> [Available records]:

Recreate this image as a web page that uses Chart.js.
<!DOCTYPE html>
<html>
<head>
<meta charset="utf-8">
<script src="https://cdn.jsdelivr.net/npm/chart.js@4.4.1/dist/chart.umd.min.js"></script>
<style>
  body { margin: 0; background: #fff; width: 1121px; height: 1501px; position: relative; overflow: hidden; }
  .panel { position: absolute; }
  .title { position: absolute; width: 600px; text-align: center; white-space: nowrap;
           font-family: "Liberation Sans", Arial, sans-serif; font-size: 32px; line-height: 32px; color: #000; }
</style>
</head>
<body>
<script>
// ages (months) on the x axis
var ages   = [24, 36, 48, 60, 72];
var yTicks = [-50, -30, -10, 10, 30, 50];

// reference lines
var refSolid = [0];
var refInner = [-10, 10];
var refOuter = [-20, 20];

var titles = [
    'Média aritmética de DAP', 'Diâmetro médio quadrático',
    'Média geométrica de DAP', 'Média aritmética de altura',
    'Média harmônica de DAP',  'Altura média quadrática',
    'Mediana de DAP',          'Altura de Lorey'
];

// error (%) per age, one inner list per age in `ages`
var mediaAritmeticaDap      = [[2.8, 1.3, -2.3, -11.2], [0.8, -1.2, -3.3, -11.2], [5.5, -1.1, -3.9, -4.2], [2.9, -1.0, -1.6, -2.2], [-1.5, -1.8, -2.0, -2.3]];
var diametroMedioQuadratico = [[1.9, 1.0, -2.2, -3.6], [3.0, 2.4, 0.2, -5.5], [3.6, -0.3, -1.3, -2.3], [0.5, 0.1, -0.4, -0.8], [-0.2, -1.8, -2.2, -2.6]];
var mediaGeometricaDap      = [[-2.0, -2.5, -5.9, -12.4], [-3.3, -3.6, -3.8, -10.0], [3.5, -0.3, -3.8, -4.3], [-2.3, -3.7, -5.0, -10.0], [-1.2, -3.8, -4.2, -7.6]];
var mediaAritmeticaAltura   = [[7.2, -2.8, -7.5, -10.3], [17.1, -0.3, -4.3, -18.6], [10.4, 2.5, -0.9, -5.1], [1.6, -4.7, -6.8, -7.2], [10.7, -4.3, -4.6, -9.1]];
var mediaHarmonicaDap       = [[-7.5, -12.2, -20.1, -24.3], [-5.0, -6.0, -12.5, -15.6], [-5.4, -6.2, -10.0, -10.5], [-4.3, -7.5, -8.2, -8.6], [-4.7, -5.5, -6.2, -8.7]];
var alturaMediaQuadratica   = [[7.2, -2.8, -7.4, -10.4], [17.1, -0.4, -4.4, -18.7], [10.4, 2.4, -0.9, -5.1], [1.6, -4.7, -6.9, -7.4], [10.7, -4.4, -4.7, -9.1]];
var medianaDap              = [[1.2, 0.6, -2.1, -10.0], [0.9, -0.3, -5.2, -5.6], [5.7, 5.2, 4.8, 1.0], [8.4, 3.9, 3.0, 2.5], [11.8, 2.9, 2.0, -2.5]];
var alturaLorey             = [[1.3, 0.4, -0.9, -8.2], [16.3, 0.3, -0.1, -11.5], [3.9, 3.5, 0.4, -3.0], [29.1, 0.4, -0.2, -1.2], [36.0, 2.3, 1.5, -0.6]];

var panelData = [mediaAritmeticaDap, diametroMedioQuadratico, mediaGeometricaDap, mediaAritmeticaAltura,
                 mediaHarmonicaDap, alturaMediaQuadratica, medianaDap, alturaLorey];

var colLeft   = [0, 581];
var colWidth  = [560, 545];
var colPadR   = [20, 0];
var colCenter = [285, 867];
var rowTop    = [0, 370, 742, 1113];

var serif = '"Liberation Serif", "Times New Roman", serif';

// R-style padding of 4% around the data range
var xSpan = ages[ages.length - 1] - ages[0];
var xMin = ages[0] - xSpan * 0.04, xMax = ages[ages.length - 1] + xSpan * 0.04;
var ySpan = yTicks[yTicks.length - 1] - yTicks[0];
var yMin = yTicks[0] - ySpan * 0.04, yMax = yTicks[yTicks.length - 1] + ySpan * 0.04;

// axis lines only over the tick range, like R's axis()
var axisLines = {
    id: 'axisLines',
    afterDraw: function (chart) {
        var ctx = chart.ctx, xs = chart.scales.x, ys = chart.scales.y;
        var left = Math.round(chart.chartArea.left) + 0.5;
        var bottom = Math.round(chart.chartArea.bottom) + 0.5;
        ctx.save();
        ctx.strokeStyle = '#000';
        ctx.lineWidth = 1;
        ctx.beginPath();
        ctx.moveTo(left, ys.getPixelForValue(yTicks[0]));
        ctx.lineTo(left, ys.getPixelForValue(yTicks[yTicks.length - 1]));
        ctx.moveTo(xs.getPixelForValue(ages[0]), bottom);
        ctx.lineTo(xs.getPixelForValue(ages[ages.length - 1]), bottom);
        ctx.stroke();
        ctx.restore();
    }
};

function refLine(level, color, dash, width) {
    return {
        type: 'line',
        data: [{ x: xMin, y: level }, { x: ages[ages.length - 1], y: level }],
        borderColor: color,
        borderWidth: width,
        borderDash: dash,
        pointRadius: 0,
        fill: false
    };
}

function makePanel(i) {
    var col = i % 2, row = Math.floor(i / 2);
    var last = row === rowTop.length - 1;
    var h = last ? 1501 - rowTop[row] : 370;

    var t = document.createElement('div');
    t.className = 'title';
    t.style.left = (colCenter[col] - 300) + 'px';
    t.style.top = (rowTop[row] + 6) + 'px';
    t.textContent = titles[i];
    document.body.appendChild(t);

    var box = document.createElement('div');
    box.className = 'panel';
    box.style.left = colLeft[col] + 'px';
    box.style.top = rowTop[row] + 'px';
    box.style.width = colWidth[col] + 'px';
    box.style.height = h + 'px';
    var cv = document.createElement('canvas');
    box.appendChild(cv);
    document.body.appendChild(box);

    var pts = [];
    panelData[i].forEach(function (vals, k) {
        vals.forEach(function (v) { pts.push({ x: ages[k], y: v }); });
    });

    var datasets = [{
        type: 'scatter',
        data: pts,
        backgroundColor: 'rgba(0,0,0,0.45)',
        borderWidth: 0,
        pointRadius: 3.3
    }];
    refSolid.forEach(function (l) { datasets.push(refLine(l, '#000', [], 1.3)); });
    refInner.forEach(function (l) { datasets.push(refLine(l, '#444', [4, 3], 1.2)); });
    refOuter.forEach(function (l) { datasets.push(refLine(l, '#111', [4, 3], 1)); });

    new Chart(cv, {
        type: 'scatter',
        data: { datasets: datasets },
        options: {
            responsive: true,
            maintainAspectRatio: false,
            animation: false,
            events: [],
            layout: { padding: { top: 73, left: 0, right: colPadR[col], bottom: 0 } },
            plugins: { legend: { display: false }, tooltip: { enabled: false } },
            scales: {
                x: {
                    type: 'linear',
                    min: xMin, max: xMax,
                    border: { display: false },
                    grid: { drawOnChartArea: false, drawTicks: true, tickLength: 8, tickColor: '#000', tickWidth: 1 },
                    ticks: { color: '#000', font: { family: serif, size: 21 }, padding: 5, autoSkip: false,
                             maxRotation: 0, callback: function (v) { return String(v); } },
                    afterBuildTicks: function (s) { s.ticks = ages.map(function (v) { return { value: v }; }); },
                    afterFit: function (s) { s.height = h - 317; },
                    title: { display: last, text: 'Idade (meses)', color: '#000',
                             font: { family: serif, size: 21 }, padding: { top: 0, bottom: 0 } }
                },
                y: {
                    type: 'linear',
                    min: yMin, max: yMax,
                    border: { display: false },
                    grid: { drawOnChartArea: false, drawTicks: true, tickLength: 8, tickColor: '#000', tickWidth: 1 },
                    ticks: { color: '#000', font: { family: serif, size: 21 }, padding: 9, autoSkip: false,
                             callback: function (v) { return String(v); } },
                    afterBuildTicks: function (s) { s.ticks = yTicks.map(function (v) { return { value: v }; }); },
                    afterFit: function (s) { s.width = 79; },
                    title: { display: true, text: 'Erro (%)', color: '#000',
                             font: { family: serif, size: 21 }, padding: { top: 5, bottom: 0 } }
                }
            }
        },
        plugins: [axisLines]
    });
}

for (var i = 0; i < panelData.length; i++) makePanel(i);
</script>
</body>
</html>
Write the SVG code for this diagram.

> [Task requirements]: Identify the lines in the records above that contain the word "this", then state how many there are and nothing more.

> [Answer to the exercise]: 2